Dmitri SHOSTAKOVICH (1906-1975)
String Quartet No. 4 in D major,
Op. 83 [24:58]
String Quartet No. 8 in C minor, Op. 110 [21:31]
String Quartet No. 11 in F minor, Op. 122 [16:09]
Carducci String Quartet
rec. 2014, St. Michael & All Angels Church, Summertown, Oxford.
SIGNUM CLASSICS SIGCD418 [62:43]
The Carducci Quartet embarked this year on what it calls
“Shostakovich15” – its project to perform all 15 of Shostakovich’s
string quartets in 2015. Commemorating forty years since Shostakovich’s
death, the quartet is performing ten complete cycles throughout the year,
including Washington DC, London and Oxford — where in February I heard
them play the 1st, 8th and 12th superbly
well.
The 4th is perhaps the most easily approachable of all the 15 –
the composer even later referred to it disparagingly as “mere entertainment”.
As ever this is deceptive, as the insouciant opening drone soon becomes strenuous
when the music very typically reaches fever pitch in the violins’ high
register. Even the touchingly elegiac andantino second movement has
its shadows, to which the players are perfectly responsive in their restrained
and tender account. Their rhythmic poise is especially evident in the swift
galop of the third movement allegretto. They also hold the
long finale together most impressively, characterising the Jewish elements
with great musical flair.
The 8th is now one of the most popular of all chamber works. One
recent survey which asked listeners to name their favourites in that genre
placed the work eighth (out of fifty), and all those above it were written
in the 19th century (except Mozart’s Clarinet Quintet). It
is very direct and dramatic music with a cumulatively powerful sequence of
movements in just over twenty minutes. The Carducci Quartet are the masters
of all this, perhaps as much as anyone on disc for some time. They surpass
the recent Borodin account on Decca, in part by returning to the former Borodin
line-up’s intense manner and swift tempi, their 21:31 close to the second
Borodin version’s 21:50, rather than the new Borodin’s 24:24.
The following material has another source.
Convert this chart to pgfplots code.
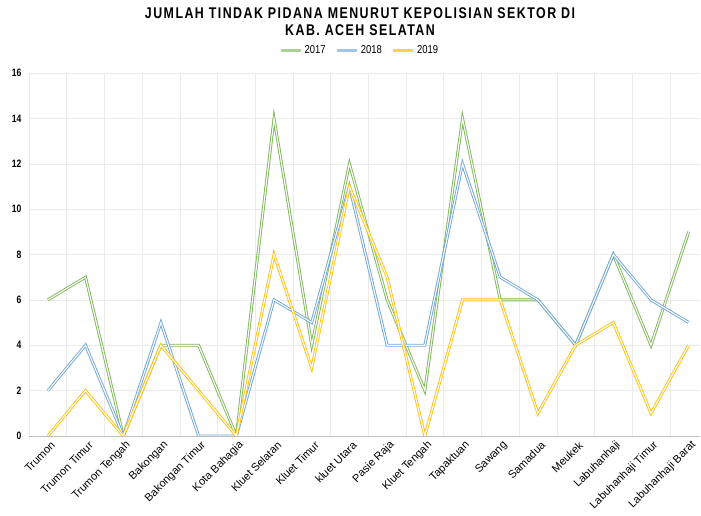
\documentclass[border=0pt]{standalone}
\usepackage{fontspec}
\setmainfont{Liberation Sans}[FakeStretch=0.82]
\newfontfamily\titlefont{Liberation Sans}[FakeStretch=0.8, LetterSpace=9.5]
\newfontfamily\tickfont{Liberation Sans}[FakeStretch=0.8]
\newfontfamily\labfont{Liberation Sans}
\usepackage{pgfplots}
\pgfplotsset{compat=1.18}
\definecolor{c17}{HTML}{7DB657}
\definecolor{c18}{HTML}{6EA6DA}
\definecolor{c19}{HTML}{FFC20E}
\begin{document}
\begin{tikzpicture}[x=1pt,y=1pt]
\path[use as bounding box] (0,0) rectangle (701,516);
\node[anchor=base, font=\titlefont\bfseries\fontsize{15.5}{16}\selectfont] at (360,497.7) {JUMLAH TINDAK PIDANA MENURUT KEPOLISIAN SEKTOR DI};
\node[anchor=base, font=\titlefont\bfseries\fontsize{15.5}{16}\selectfont] at (360,480.3) {KAB. ACEH SELATAN};
\begin{axis}[
  at={(29pt,80pt)}, anchor=south west,
  scale only axis, width=671pt, height=363pt,
  xmin=-0.5, xmax=17.3, ymin=0, ymax=16,
  ytick={0,2,...,16},
  xtick={0,...,17},
  xticklabels={Trumon, Trumon Timur, Trumon Tengah, Bakongan, Bakongan Timur, Kota Bahagia, Kluet Selatan, Kluet Timur, kluet Utara, Pasie Raja, Kluet Tengah, Tapaktuan, Sawang, Samadua, Meukek, Labuhanhaji, Labuhanhaji Timur, Labuhanhaji Barat},
  minor xtick={-0.5,0.5,...,16.5},
  xminorgrids, ymajorgrids,
  major grid style={draw=black!8},
  minor grid style={draw=black!8},
  tick style={draw=none},
  axis x line*=bottom, axis y line*=left,
  x axis line style={draw=black!25, -},
  y axis line style={draw=none},
  /pgf/number format/assume math mode=true,
  yticklabel style={font=\tickfont\bfseries\fontsize{10.7}{11}\selectfont, xshift=-4pt},
  xticklabel style={font=\labfont\fontsize{11}{11}\selectfont, rotate=45, anchor=east, xshift=2pt, yshift=-9pt},
  legend style={at={(0.493,1.063)}, anchor=center, draw=none, fill=none,
    legend columns=3, font=\fontsize{11.5}{11.5}\selectfont,
    /tikz/every even column/.append style={column sep=8pt},
    inner sep=0pt},
  legend image code/.code={\draw[#1] (0pt,0pt) -- (20pt,0pt);},
  every axis plot/.append style={double=white, line width=0.9pt, double distance=1.1pt, line join=miter},
]
\addlegendimage{draw=c17!65, line width=3.2pt, double=none}
\addlegendimage{draw=c18!65, line width=3.2pt, double=none}
\addlegendimage{draw=c19!75, line width=3.2pt, double=none}
\addplot[draw=c17, mark=none, forget plot] coordinates {
 (0,6) (1,7) (2,0) (3,4) (4,4) (5,0) (6,14) (7,4) (8,12) (9,6) (10,2) (11,14) (12,6) (13,6) (14,4) (15,8) (16,4) (17,9)};
\addplot[draw=c18, mark=none, forget plot] coordinates {
 (0,2) (1,4) (2,0) (3,5) (4,0) (5,0) (6,6) (7,5) (8,11) (9,4) (10,4) (11,12) (12,7) (13,6) (14,4) (15,8) (16,6) (17,5)};
\addplot[draw=c19, mark=none, forget plot] coordinates {
 (0,0) (1,2) (2,0) (3,4) (4,2) (5,0) (6,8) (7,3) (8,11) (9,7) (10,0) (11,6) (12,6) (13,1) (14,4) (15,5) (16,1) (17,4)};
\legend{2017,2018,2019}
\end{axis}
\end{tikzpicture}
\end{document}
In a short work these things can matter.
The 11th quartet is one of the shortest in the cycle and has often
seemed among the most elusive – or so I thought until I heard this compelling
version, which really makes musical and emotional sense of the succession
of very short movements, which seem more than the sum of their parts, as great
music must. Collectively and individually the Carduccis are superb here, as
they are throughout the disc. The engineering is top class also, giving the
instruments an almost tactile presence but without becoming tiring to listen
to.
There is plenty of high quality competition in these works. The excellent
Jerusalem Quartet on a well-recorded bargain two-CD set from Harmonia Mundi
includes the same three as the Carducci as well as numbers 1, 6 and 9 –
all for about the same price. That too is very recommendable indeed and not
only for reasons of economy, but the fine performances of 4, 8, and 11 are
not obviously superior to those on this Signum disc. Such is the high standard
to be heard in this repertoire from many groups currently that we are spoiled
for choice.
Signum does not say whether this recording is the start of a set – they
might be waiting to see if it sells – but on this evidence a full cycle
from the Carduccis would be very welcome.